>> start Information supplied
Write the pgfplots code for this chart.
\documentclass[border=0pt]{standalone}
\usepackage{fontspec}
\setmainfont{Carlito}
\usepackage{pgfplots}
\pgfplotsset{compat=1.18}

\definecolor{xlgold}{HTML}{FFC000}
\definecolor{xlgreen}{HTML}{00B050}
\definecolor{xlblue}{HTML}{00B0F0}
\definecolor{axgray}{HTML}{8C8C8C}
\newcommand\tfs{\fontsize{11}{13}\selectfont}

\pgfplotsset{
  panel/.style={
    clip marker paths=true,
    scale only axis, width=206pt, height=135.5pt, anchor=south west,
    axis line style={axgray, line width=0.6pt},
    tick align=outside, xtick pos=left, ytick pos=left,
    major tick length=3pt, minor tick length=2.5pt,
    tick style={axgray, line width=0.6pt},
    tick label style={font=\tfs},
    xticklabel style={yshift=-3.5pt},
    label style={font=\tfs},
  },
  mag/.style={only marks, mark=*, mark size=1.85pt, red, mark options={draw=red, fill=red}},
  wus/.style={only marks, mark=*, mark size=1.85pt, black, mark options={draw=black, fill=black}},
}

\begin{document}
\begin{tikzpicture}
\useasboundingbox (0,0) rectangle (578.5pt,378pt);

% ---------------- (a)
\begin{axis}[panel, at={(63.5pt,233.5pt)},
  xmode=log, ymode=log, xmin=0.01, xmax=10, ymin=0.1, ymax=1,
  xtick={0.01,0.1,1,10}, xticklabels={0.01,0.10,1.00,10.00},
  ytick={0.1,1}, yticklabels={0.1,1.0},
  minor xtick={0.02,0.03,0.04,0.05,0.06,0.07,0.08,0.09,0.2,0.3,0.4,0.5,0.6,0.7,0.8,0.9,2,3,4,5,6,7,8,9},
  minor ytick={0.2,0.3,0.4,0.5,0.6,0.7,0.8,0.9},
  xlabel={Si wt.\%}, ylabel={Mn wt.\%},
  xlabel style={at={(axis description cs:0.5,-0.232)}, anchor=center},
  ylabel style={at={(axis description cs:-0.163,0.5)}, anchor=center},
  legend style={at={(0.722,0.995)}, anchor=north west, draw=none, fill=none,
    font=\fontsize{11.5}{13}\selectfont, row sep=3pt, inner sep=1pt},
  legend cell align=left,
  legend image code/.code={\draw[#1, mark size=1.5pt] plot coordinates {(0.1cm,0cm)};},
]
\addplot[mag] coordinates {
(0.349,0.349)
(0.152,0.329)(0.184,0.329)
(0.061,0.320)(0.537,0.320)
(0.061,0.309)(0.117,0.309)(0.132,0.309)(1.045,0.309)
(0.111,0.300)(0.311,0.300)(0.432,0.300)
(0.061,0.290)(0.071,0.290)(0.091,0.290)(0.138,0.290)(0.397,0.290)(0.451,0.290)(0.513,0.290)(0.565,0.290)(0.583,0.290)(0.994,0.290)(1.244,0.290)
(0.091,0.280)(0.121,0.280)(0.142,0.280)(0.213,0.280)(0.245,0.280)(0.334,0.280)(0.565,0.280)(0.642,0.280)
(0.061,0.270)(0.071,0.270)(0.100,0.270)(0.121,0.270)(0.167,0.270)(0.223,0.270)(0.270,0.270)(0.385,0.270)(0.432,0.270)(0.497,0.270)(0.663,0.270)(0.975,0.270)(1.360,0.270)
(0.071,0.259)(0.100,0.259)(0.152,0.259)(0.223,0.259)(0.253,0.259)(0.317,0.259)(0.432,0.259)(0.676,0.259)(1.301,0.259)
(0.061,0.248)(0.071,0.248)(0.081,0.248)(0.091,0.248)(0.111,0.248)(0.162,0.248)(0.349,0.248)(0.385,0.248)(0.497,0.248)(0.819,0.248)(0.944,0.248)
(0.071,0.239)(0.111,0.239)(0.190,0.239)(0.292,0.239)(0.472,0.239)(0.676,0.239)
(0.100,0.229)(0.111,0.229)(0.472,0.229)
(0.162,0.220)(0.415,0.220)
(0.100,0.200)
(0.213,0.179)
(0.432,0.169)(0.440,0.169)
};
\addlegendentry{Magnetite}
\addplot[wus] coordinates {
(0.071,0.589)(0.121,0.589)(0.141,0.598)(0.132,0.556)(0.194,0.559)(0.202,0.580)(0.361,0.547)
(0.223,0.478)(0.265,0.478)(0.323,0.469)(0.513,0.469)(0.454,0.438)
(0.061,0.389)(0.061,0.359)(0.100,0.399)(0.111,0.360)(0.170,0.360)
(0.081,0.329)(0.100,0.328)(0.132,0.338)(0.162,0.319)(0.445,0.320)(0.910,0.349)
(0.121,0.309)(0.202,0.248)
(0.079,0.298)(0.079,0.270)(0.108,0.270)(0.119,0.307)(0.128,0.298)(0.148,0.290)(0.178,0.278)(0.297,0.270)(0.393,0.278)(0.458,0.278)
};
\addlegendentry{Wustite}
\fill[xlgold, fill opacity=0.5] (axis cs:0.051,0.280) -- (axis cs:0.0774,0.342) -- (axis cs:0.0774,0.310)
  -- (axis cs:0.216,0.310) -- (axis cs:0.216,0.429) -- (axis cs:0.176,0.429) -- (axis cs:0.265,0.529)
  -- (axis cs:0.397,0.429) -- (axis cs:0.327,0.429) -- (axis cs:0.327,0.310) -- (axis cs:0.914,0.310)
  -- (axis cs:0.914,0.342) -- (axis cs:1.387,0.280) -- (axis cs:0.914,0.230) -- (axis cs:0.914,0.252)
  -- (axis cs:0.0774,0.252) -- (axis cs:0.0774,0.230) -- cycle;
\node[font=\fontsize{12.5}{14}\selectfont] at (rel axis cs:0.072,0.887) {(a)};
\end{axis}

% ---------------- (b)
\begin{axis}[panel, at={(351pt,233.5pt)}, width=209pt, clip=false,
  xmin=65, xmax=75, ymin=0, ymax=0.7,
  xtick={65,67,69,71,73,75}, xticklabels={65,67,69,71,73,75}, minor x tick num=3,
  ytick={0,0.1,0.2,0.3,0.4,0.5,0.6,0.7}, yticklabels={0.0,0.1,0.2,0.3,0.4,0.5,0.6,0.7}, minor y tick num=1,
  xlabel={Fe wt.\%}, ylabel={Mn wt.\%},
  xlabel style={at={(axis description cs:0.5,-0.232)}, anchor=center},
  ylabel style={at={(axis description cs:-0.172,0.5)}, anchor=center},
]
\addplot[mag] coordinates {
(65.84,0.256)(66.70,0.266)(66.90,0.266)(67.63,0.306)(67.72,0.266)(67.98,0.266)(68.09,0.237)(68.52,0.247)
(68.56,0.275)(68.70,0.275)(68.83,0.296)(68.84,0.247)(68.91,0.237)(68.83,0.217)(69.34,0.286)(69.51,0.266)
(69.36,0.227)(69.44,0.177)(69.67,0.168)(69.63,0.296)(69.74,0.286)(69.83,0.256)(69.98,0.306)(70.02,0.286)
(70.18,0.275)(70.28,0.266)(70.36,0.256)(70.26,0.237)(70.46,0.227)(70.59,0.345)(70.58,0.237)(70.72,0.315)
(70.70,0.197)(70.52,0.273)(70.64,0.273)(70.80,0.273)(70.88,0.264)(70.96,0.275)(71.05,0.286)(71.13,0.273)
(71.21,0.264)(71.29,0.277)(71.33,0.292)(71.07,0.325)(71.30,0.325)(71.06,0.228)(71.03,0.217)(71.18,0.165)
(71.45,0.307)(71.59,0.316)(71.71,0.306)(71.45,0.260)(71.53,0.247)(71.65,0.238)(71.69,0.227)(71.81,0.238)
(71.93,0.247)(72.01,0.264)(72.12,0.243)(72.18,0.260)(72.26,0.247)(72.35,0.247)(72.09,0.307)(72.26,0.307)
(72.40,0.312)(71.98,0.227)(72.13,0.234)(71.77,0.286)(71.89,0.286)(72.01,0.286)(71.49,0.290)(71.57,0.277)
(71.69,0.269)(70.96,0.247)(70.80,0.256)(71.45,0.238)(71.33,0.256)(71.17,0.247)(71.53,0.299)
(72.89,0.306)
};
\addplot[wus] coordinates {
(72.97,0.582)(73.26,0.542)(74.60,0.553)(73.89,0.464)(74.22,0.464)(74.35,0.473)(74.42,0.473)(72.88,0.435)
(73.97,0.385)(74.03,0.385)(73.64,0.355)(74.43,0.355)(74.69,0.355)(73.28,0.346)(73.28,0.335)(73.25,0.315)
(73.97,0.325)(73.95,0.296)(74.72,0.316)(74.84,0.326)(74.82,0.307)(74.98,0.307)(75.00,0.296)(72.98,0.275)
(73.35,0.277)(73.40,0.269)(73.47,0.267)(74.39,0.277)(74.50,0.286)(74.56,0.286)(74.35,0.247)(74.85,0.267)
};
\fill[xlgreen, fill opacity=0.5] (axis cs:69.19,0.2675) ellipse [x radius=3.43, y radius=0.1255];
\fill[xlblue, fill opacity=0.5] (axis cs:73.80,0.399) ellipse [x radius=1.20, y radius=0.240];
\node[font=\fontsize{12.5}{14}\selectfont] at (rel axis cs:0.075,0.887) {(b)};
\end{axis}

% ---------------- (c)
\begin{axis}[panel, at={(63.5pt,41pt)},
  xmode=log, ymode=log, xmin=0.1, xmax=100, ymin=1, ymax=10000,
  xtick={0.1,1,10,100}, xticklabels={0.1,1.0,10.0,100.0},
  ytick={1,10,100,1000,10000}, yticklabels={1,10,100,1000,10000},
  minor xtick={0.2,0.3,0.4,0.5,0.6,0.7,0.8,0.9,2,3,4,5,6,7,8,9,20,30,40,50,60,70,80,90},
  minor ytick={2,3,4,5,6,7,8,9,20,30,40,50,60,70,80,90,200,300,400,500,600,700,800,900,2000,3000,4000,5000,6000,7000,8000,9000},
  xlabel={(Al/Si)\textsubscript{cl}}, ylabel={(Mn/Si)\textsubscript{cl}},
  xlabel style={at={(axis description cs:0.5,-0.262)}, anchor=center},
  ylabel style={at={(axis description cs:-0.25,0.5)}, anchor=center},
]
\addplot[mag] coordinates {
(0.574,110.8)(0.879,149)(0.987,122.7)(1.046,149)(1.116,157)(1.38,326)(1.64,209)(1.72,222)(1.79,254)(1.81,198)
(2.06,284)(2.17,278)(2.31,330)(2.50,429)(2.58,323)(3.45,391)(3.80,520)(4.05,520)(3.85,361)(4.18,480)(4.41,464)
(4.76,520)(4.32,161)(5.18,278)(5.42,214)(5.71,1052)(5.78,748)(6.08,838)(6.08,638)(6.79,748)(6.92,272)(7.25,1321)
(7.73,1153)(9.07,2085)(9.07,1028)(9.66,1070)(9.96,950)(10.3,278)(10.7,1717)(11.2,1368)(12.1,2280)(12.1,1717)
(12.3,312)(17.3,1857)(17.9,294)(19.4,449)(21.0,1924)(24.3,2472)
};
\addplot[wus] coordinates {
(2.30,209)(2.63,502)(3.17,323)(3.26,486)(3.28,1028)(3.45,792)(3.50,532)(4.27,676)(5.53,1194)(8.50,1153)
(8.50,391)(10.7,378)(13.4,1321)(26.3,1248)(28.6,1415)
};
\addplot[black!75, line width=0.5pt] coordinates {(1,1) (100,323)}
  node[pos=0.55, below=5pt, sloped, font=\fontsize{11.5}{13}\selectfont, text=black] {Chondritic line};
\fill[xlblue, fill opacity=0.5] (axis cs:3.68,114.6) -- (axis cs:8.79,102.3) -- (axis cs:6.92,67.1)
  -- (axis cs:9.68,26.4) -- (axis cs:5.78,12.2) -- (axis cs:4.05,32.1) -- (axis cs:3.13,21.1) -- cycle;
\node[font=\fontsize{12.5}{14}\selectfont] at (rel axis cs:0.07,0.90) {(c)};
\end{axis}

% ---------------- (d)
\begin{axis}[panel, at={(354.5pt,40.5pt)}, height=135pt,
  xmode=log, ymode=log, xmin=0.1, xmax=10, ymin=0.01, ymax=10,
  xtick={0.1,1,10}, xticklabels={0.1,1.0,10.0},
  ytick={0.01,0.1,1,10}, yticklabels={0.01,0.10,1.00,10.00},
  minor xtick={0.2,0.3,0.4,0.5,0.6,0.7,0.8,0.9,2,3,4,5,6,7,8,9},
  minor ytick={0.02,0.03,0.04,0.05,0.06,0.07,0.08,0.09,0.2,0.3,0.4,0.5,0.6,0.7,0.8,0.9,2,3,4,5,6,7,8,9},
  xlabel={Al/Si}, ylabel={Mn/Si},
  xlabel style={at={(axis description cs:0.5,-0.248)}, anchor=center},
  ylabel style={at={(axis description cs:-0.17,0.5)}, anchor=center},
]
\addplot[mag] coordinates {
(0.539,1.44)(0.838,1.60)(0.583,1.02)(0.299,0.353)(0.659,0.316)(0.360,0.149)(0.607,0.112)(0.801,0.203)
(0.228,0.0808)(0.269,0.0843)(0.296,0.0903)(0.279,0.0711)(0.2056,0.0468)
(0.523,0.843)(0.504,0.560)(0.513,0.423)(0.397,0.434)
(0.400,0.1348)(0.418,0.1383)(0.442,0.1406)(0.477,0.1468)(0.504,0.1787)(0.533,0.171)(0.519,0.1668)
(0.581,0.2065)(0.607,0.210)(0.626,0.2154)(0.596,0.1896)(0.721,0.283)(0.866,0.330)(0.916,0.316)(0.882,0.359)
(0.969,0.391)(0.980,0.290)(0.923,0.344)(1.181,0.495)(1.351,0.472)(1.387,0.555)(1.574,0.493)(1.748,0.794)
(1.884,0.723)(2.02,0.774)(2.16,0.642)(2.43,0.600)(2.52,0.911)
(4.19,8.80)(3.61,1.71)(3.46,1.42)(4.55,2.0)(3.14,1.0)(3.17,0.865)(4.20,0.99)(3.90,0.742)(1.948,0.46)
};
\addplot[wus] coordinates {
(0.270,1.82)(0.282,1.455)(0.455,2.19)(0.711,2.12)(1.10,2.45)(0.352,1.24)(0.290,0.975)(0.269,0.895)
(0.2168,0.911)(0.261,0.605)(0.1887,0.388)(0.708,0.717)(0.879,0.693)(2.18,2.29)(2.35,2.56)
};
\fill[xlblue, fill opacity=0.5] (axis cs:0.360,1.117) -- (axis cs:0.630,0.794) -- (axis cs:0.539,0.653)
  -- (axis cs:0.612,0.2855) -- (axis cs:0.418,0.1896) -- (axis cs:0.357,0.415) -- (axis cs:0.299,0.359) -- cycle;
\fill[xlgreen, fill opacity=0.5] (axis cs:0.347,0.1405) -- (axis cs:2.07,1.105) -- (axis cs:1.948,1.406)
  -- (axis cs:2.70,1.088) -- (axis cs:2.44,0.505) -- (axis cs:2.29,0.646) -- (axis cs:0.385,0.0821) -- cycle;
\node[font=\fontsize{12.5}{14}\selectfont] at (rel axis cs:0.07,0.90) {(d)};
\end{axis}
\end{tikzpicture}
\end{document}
>> end Information supplied
• **Work instructions**
Print only the lines that run from the start of the listing to the line bearing "(0,0) rectangle (578.5pt,378pt);"; please keep the first line and that last one, exactly as they appear.

• **Written answer**
Write the pgfplots code for this chart.
\documentclass[border=0pt]{standalone}
\usepackage{fontspec}
\setmainfont{Carlito}
\usepackage{pgfplots}
\pgfplotsset{compat=1.18}

\definecolor{xlgold}{HTML}{FFC000}
\definecolor{xlgreen}{HTML}{00B050}
\definecolor{xlblue}{HTML}{00B0F0}
\definecolor{axgray}{HTML}{8C8C8C}
\newcommand\tfs{\fontsize{11}{13}\selectfont}

\pgfplotsset{
  panel/.style={
    clip marker paths=true,
    scale only axis, width=206pt, height=135.5pt, anchor=south west,
    axis line style={axgray, line width=0.6pt},
    tick align=outside, xtick pos=left, ytick pos=left,
    major tick length=3pt, minor tick length=2.5pt,
    tick style={axgray, line width=0.6pt},
    tick label style={font=\tfs},
    xticklabel style={yshift=-3.5pt},
    label style={font=\tfs},
  },
  mag/.style={only marks, mark=*, mark size=1.85pt, red, mark options={draw=red, fill=red}},
  wus/.style={only marks, mark=*, mark size=1.85pt, black, mark options={draw=black, fill=black}},
}

\begin{document}
\begin{tikzpicture}
\useasboundingbox (0,0) rectangle (578.5pt,378pt);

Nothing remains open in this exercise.